▶ Given instruction
Copy out the records in full, word for word, without pictures.

***

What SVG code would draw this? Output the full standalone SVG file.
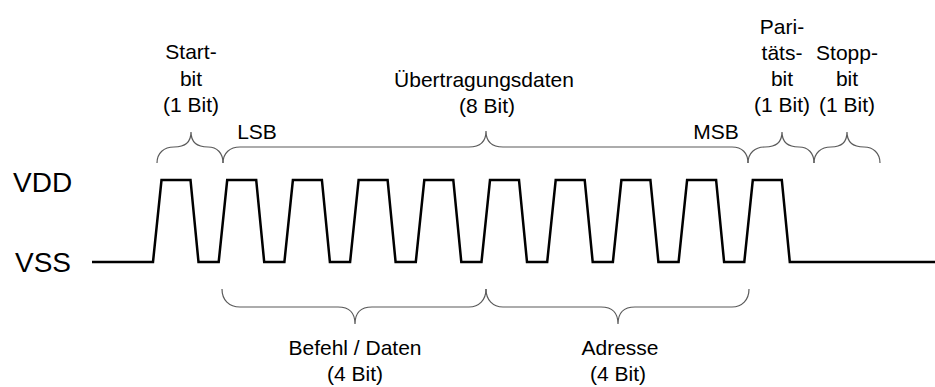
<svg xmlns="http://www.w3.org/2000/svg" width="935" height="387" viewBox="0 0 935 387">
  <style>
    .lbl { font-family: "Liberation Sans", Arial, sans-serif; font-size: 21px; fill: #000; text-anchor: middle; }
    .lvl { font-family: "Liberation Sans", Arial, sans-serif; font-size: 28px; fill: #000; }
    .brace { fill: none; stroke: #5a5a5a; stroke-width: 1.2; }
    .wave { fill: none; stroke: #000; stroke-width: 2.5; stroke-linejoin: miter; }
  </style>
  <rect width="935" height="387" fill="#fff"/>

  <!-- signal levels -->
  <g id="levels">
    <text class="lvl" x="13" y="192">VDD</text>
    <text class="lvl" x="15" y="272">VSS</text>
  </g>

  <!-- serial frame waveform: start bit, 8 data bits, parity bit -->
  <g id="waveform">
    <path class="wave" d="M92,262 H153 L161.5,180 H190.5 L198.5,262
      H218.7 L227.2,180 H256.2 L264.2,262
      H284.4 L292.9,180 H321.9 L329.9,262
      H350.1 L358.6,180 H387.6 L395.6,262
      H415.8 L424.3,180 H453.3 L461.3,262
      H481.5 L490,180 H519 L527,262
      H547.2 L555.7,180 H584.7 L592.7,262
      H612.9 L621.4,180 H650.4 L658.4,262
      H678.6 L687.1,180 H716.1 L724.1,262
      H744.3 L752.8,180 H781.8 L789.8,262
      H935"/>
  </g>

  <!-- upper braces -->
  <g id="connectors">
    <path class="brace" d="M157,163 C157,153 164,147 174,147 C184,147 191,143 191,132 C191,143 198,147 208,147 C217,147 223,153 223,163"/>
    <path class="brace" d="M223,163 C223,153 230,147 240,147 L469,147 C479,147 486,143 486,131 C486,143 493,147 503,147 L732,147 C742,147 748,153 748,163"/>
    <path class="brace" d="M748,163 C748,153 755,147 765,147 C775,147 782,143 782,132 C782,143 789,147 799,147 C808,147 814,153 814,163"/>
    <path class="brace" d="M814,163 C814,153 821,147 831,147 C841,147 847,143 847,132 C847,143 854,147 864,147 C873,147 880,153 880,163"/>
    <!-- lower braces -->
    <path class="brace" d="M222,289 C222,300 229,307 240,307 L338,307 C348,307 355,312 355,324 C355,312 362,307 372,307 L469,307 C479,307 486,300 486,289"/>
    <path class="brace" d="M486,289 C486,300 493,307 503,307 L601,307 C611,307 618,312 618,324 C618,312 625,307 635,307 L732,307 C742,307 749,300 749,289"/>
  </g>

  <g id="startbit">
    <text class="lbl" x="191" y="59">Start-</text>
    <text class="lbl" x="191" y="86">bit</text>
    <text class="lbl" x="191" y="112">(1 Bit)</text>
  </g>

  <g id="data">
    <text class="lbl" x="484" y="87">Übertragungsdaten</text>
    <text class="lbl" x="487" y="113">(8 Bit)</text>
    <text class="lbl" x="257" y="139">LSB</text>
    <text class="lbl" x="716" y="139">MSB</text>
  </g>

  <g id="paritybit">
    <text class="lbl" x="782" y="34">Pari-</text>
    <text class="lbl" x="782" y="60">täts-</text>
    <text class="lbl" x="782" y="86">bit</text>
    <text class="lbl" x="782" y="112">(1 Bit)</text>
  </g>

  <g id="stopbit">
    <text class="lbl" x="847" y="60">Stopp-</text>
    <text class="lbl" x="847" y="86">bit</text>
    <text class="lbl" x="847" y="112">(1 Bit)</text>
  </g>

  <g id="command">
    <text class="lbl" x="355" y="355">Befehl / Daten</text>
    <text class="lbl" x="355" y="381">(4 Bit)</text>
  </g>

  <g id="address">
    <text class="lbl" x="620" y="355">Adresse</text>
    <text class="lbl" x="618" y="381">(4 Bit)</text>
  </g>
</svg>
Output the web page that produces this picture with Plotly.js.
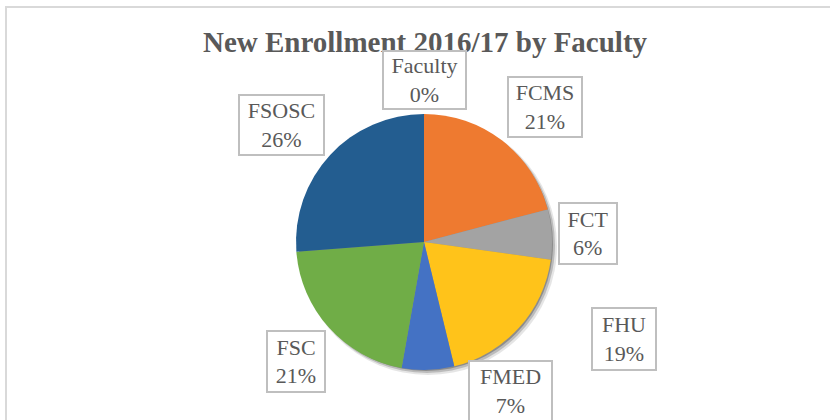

***

▶ Result of this exercise
What SVG code would draw this? Output the full standalone SVG file.
<svg xmlns="http://www.w3.org/2000/svg" width="935" height="387" viewBox="0 0 935 387">
  <style>
    .lbl { font-family: "Liberation Sans", Arial, sans-serif; font-size: 21px; fill: #000; text-anchor: middle; }
    .lvl { font-family: "Liberation Sans", Arial, sans-serif; font-size: 28px; fill: #000; }
    .brace { fill: none; stroke: #5a5a5a; stroke-width: 1.2; }
    .wave { fill: none; stroke: #000; stroke-width: 2.5; stroke-linejoin: miter; }
  </style>
  <rect width="935" height="387" fill="#fff"/>

  <!-- signal levels -->
  <g id="levels">
    <text class="lvl" x="13" y="192">VDD</text>
    <text class="lvl" x="15" y="272">VSS</text>
  </g>

  <!-- serial frame waveform: start bit, 8 data bits, parity bit -->
  <g id="waveform">
    <path class="wave" d="M92,262 H153 L161.5,180 H190.5 L198.5,262
      H218.7 L227.2,180 H256.2 L264.2,262
      H284.4 L292.9,180 H321.9 L329.9,262
      H350.1 L358.6,180 H387.6 L395.6,262
      H415.8 L424.3,180 H453.3 L461.3,262
      H481.5 L490,180 H519 L527,262
      H547.2 L555.7,180 H584.7 L592.7,262
      H612.9 L621.4,180 H650.4 L658.4,262
      H678.6 L687.1,180 H716.1 L724.1,262
      H744.3 L752.8,180 H781.8 L789.8,262
      H935"/>
  </g>

  <!-- upper braces -->
  <g id="connectors">
    <path class="brace" d="M157,163 C157,153 164,147 174,147 C184,147 191,143 191,132 C191,143 198,147 208,147 C217,147 223,153 223,163"/>
    <path class="brace" d="M223,163 C223,153 230,147 240,147 L469,147 C479,147 486,143 486,131 C486,143 493,147 503,147 L732,147 C742,147 748,153 748,163"/>
    <path class="brace" d="M748,163 C748,153 755,147 765,147 C775,147 782,143 782,132 C782,143 789,147 799,147 C808,147 814,153 814,163"/>
    <path class="brace" d="M814,163 C814,153 821,147 831,147 C841,147 847,143 847,132 C847,143 854,147 864,147 C873,147 880,153 880,163"/>
    <!-- lower braces -->
    <path class="brace" d="M222,289 C222,300 229,307 240,307 L338,307 C348,307 355,312 355,324 C355,312 362,307 372,307 L469,307 C479,307 486,300 486,289"/>
    <path class="brace" d="M486,289 C486,300 493,307 503,307 L601,307 C611,307 618,312 618,324 C618,312 625,307 635,307 L732,307 C742,307 749,300 749,289"/>
  </g>

  <g id="startbit">
    <text class="lbl" x="191" y="59">Start-</text>
    <text class="lbl" x="191" y="86">bit</text>
    <text class="lbl" x="191" y="112">(1 Bit)</text>
  </g>

  <g id="data">
    <text class="lbl" x="484" y="87">Übertragungsdaten</text>
    <text class="lbl" x="487" y="113">(8 Bit)</text>
    <text class="lbl" x="257" y="139">LSB</text>
    <text class="lbl" x="716" y="139">MSB</text>
  </g>

  <g id="paritybit">
    <text class="lbl" x="782" y="34">Pari-</text>
    <text class="lbl" x="782" y="60">täts-</text>
    <text class="lbl" x="782" y="86">bit</text>
    <text class="lbl" x="782" y="112">(1 Bit)</text>
  </g>

  <g id="stopbit">
    <text class="lbl" x="847" y="60">Stopp-</text>
    <text class="lbl" x="847" y="86">bit</text>
    <text class="lbl" x="847" y="112">(1 Bit)</text>
  </g>

  <g id="command">
    <text class="lbl" x="355" y="355">Befehl / Daten</text>
    <text class="lbl" x="355" y="381">(4 Bit)</text>
  </g>

  <g id="address">
    <text class="lbl" x="620" y="355">Adresse</text>
    <text class="lbl" x="618" y="381">(4 Bit)</text>
  </g>
</svg>
Output the web page that produces this picture with Plotly.js.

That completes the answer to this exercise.